• _Problem to work on_
Among the entries that follow, locate the line with "Give me the" and the line with "import matplotlib.pyplot as plt". Output those lines and all lines in between, exactly, minus the pictures.

::: Supplied information :::

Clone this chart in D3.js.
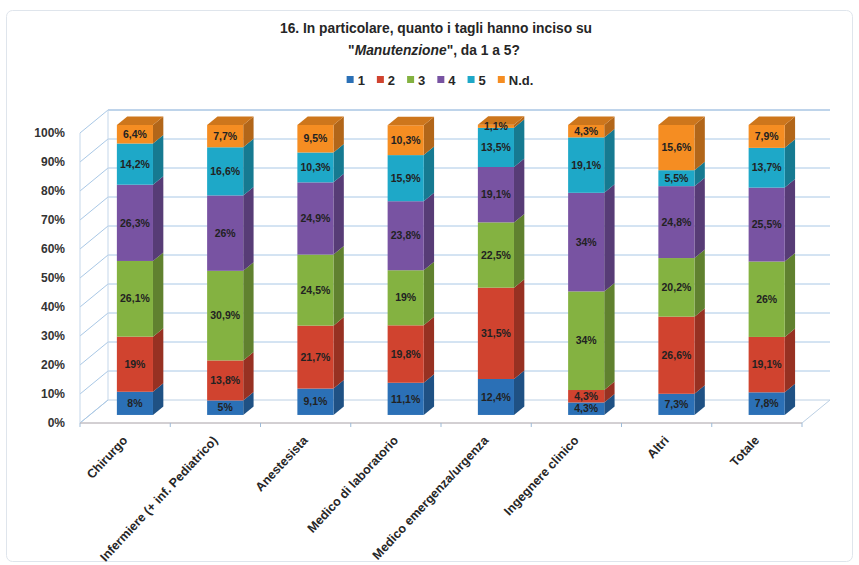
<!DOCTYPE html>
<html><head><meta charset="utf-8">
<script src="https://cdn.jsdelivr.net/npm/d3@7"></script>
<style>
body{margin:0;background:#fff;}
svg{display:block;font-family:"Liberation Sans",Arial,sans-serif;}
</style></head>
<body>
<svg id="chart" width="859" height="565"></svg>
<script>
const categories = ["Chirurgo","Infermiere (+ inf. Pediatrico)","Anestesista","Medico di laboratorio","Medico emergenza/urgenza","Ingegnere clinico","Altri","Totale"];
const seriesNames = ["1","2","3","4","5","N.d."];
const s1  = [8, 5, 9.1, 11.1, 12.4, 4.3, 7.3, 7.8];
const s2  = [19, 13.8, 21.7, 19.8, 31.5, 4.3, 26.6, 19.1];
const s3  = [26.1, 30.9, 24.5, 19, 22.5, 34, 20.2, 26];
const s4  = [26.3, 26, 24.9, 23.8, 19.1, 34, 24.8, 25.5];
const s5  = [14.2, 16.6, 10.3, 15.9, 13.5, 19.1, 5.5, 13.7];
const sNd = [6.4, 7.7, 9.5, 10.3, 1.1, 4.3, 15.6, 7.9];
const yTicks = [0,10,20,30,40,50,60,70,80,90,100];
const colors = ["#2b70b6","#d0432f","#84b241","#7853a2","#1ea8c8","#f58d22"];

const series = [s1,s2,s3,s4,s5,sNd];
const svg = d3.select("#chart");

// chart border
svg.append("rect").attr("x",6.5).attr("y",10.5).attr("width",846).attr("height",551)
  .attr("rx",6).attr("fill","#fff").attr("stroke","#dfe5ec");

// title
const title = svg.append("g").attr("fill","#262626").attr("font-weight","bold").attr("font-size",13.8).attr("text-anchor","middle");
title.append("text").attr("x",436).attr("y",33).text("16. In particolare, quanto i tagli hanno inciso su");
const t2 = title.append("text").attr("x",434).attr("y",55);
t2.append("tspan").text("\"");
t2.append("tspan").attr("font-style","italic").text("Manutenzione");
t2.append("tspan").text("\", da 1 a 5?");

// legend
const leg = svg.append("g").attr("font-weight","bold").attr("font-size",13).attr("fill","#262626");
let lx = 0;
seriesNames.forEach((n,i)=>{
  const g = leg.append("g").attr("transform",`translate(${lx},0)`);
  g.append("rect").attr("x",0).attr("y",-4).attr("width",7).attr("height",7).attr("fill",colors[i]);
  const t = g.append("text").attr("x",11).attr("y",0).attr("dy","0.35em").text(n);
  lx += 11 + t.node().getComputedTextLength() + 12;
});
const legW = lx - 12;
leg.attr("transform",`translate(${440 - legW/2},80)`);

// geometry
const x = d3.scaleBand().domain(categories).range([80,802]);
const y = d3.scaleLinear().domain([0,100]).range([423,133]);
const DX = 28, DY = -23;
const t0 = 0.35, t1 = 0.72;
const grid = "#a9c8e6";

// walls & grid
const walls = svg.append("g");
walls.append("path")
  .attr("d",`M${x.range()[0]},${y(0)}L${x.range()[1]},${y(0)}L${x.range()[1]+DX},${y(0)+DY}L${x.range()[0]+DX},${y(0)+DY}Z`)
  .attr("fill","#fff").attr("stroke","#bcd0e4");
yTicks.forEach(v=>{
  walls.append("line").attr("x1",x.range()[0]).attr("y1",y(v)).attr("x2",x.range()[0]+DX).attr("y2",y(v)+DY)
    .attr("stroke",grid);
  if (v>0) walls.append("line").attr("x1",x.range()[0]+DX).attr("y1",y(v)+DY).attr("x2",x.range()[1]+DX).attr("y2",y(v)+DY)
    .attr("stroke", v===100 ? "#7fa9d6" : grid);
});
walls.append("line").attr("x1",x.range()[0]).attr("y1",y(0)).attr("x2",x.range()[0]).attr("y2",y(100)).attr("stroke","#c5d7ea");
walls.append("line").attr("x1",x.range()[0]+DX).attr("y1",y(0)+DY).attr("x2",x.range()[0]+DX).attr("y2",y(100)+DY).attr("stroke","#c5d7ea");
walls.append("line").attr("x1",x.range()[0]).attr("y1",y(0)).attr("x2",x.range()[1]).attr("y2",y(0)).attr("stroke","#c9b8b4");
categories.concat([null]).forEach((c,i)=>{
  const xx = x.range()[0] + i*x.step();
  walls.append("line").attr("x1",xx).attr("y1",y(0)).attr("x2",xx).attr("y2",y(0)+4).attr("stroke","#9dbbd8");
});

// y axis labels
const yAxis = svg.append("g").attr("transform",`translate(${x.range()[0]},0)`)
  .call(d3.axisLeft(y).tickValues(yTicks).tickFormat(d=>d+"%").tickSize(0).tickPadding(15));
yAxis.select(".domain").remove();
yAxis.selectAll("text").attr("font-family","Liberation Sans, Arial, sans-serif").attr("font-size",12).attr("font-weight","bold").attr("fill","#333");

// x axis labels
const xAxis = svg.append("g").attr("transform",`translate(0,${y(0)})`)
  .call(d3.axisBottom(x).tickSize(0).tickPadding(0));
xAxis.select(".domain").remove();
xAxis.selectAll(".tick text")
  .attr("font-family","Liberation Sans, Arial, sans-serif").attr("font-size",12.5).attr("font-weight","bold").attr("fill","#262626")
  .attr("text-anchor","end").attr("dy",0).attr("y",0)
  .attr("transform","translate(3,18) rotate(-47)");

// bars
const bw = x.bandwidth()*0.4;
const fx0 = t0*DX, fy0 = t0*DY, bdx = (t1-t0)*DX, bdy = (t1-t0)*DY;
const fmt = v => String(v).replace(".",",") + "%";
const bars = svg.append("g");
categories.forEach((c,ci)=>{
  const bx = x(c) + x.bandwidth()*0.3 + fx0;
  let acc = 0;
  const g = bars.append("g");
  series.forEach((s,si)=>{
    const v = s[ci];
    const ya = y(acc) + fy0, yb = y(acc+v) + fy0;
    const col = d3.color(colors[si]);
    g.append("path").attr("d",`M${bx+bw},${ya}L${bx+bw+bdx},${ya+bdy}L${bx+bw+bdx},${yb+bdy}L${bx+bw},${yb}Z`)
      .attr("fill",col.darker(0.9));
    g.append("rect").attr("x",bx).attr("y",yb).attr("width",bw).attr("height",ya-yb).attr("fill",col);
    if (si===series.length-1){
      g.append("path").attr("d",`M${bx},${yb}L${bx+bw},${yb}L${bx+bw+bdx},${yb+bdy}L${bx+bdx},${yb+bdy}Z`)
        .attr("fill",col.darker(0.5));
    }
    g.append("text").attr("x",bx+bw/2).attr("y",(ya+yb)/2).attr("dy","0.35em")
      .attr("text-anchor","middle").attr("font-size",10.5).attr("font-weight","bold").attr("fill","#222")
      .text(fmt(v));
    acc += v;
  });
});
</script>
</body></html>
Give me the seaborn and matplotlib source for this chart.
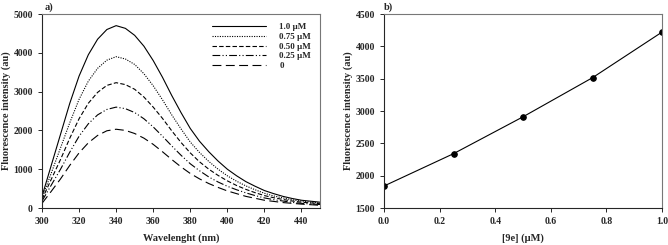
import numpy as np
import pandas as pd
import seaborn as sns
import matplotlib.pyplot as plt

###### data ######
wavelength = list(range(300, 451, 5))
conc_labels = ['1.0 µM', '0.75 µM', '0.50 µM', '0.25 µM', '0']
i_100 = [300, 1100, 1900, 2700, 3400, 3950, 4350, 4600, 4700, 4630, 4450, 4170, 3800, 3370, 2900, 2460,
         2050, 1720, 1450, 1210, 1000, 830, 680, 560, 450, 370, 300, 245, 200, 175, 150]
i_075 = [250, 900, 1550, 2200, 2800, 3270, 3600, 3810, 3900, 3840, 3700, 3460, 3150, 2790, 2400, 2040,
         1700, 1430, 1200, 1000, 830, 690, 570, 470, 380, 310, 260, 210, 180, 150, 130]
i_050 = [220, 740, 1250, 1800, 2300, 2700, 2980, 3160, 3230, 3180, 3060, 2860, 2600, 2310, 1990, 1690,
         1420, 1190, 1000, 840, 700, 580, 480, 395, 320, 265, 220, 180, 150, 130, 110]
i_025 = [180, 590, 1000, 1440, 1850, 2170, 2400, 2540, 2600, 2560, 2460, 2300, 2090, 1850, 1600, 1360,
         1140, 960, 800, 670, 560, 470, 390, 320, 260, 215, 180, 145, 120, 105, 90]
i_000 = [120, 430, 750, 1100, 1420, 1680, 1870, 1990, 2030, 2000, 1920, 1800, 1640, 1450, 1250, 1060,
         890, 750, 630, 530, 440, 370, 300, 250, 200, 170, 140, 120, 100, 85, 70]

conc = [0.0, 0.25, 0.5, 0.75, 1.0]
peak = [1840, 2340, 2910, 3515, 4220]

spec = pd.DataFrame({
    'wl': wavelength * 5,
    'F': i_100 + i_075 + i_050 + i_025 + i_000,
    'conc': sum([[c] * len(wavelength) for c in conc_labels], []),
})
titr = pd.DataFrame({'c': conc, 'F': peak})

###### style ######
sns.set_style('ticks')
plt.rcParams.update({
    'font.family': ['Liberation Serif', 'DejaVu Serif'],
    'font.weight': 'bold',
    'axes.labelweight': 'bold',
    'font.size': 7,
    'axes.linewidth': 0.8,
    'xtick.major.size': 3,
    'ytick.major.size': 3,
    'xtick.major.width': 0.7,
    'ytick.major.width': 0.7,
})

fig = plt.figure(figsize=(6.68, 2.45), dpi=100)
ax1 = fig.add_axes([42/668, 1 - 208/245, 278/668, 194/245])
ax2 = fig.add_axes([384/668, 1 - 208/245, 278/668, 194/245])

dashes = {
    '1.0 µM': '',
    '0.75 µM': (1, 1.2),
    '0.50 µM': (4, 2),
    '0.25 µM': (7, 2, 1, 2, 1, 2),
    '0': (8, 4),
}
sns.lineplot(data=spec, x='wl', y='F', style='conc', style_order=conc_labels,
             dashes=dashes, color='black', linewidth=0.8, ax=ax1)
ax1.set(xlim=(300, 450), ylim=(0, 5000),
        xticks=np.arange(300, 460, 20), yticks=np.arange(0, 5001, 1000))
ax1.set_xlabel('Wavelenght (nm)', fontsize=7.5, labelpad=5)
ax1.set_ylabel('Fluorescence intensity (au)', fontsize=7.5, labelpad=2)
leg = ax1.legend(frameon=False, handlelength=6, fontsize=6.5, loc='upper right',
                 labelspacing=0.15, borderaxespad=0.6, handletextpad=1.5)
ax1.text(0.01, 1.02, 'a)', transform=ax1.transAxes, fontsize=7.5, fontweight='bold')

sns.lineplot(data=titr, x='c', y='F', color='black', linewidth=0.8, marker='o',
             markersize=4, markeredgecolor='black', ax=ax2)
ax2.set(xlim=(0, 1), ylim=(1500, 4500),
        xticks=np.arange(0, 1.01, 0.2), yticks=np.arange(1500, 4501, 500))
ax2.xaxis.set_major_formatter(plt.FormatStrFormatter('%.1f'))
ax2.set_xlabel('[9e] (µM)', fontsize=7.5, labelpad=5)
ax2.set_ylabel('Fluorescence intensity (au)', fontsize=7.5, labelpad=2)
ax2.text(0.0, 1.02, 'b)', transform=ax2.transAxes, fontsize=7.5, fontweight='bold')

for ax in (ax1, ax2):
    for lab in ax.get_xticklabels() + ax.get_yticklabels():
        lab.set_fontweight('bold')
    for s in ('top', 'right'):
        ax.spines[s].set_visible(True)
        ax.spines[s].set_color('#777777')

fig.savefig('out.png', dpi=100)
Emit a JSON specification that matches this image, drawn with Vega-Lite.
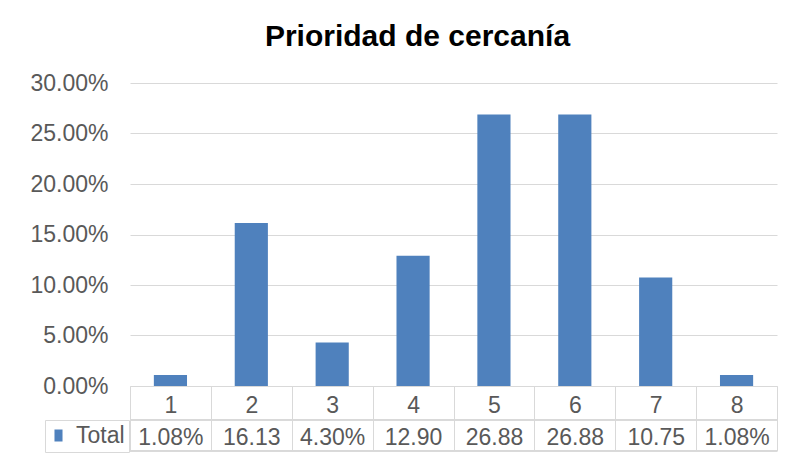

:::

• _Correct response_
Give me the seaborn and matplotlib source for this chart.
import numpy as np
import pandas as pd
import seaborn as sns
import matplotlib.pyplot as plt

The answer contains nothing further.